Cardinals' shortstop Jhonny Peralta hit a 2-run home run with two outs in the ninth inning to beat the Cubs 6-5.

So the teams split the four-game series and the first-place Cardinals maintained an 8½-game lead over the third-place Cubs.

Maddon didn't tell the Cubs in so many words that this was a big game. He sort of wanted his young team to figure out for itself not to be satisfied.

“I'm waiting to see it,” Maddon said. “I'm not going to go out and make speeches. It's one of those organic things. We'll see.”

Maddon couldn't have liked what he saw at the end.

There's a novel, feature film, radio adaptation and stage production titled “The 39 Steps.”

I went to the play thinking for sure the plot revolved around the process a Major League Baseball team must go through to win a World Series.

Take this step. Then that step. Then another step. Then the steps start adding up. Then …

Well, if you're the Cubs, then you fall down and have to start all over again.

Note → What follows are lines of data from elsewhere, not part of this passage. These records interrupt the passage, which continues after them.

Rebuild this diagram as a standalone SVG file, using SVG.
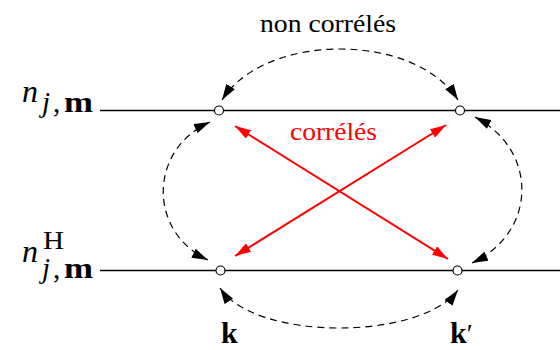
<svg xmlns="http://www.w3.org/2000/svg" width="560" height="350" viewBox="0 0 560 350">
<style>
.ln{stroke:#000;stroke-width:1.5;fill:none}
.ds{stroke:#000;stroke-width:1.2;fill:none;stroke-dasharray:7 5;marker-start:url(#ab);marker-end:url(#ab)}
.rd{stroke:#f00;stroke-width:2;fill:none;marker-start:url(#ar);marker-end:url(#ar)}
.nd{fill:#fff;stroke:#000;stroke-width:1.2}
text{font-family:"Liberation Serif","Times New Roman",serif}
</style>
<defs>
<marker id="ab" viewBox="0 0 16 10" refX="16" refY="5" markerWidth="16" markerHeight="10" markerUnits="userSpaceOnUse" orient="auto-start-reverse"><path d="M0,0 L16,5 L0,10 Z" fill="#000"/></marker>
<marker id="ar" viewBox="0 0 16 10" refX="16" refY="5" markerWidth="16" markerHeight="10" markerUnits="userSpaceOnUse" orient="auto-start-reverse"><path d="M0,0 L16,5 L0,10 Z" fill="#f00"/></marker>
</defs>
<g id="lines">
<line class="ln" x1="100" y1="110.5" x2="560" y2="110.5"/>
<line class="ln" x1="100" y1="270.5" x2="560" y2="270.5"/>
</g>
<g id="connectors">
<path class="ds" d="M222,100 C265,32 415,32 458,100"/>
<path class="ds" d="M220,288 C255,341 420,341 458,290"/>
<path class="ds" d="M210,122 C148,150 148,232 208,260"/>
<path class="ds" d="M475,117 C538,150 538,232 472,263"/>
<path class="rd" d="M235,126 L448,259"/>
<path class="rd" d="M446,125 L235,256"/>
</g>
<g id="n1"><circle class="nd" cx="219" cy="110.5" r="4.5"/></g>
<g id="n2"><circle class="nd" cx="460" cy="110.5" r="4.5"/></g>
<g id="n3"><circle class="nd" cx="220.5" cy="270.5" r="4.5"/></g>
<g id="n4"><circle class="nd" cx="457.5" cy="270.5" r="4.5"/></g>
<g id="labels">
<text x="260" y="32" font-family="Liberation Serif, serif" font-size="26" textLength="136" lengthAdjust="spacingAndGlyphs">non corrélés</text>
<text x="290" y="140" font-family="Liberation Serif, serif" font-size="26" fill="#f00" textLength="87" lengthAdjust="spacingAndGlyphs">corrélés</text>
<text x="22" y="102" font-family="Liberation Serif, serif" font-size="32" font-style="italic">n</text>
<text y="112" font-family="Liberation Serif, serif" font-size="29"><tspan x="42" font-style="italic">j</tspan><tspan x="53">,</tspan><tspan x="64" font-weight="bold" textLength="29" lengthAdjust="spacingAndGlyphs">m</tspan></text>
<text x="22" y="262" font-family="Liberation Serif, serif" font-size="32" font-style="italic">n</text>
<text x="43" y="249" font-family="Liberation Serif, serif" font-size="25" textLength="21" lengthAdjust="spacingAndGlyphs">H</text>
<text y="278" font-family="Liberation Serif, serif" font-size="29"><tspan x="42" font-style="italic">j</tspan><tspan x="53">,</tspan><tspan x="64" font-weight="bold" textLength="29" lengthAdjust="spacingAndGlyphs">m</tspan></text>
<text x="221" y="343" font-family="Liberation Serif, serif" font-size="30" font-weight="bold">k</text>
<text x="450" y="343" font-family="Liberation Serif, serif" font-size="30" font-weight="bold">k<tspan font-weight="normal" font-size="27">′</tspan></text>
</g>
</svg>
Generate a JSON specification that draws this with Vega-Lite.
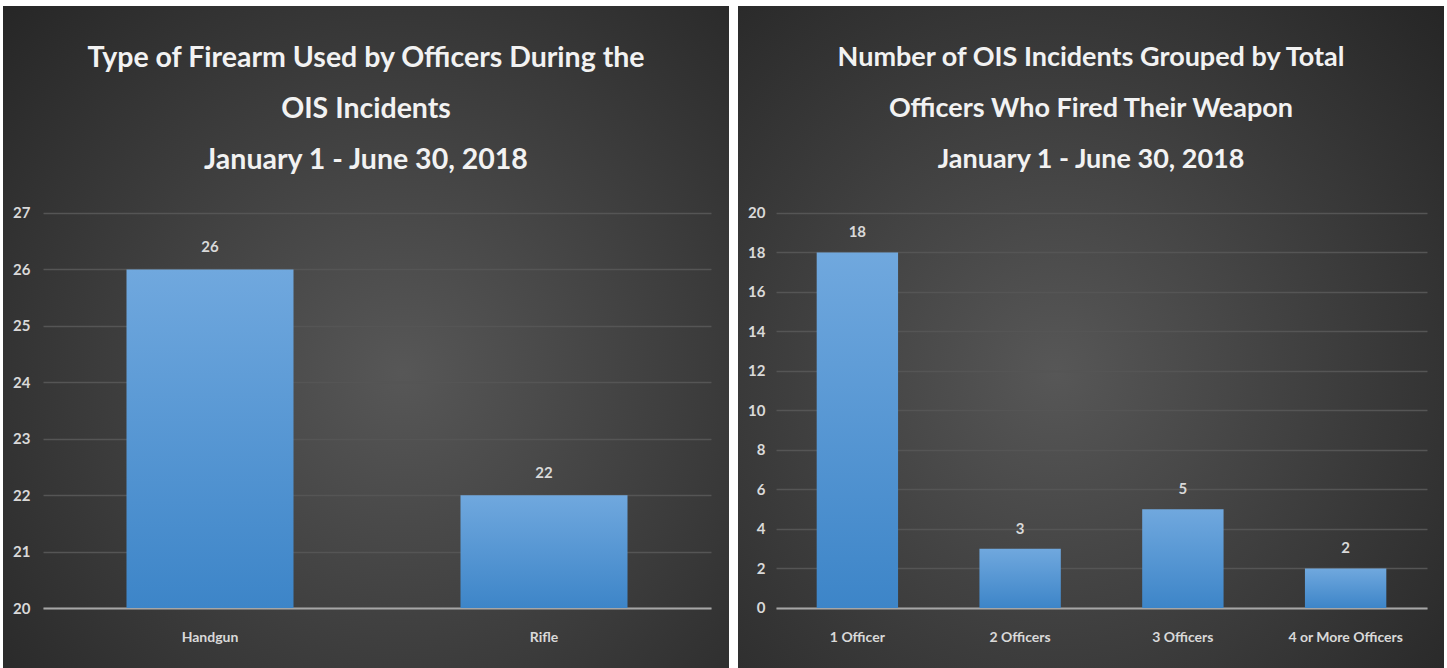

That's how a team goes since 1908 without winning a World Series and since 1945 without winning even a National League pennant.

Standing up to the Cardinals is one of the final steps and the Cubs will have to wait a while longer to take it.

I continue to believe that the Cubs won't win a World Series in my lifetime. Yes, fans, that's my shtick and I'm shticking to it.

But the Cubs are on their way up again, just as they were in the late 1960s and mid-1980s and during a nice run last decade.

The most formidable obstacle in the Cubs' way right now remains the Cardinals, just as the Bears had the 49ers, and the Bulls the Pistons, and the Blackhawks the Red Wings.

To the Cubs, the Cardinals are the 49ers, Pistons and Red Wings in one untidy, uncomfortable, uncompromising package.

“They've had the same good system in place,” Cubs' manager Joe Maddon said. “They have been able to sustain it despite bad moments.”

The Cardinals have had their share of bad moments this year, especially injuries to a few important players.

Yet the Cards have the best record in the major leagues despite a batting order that shouldn't scare anyone and a pitching rotation of mostly unfamiliar names.

“Nobody is going to give you status … you have to take it,” Maddon said. “For us, to get where we want to be, we have to take it.”

Joe Maddon will have to wait until later this season to see whether the Cubs can take status away from the Cardinals.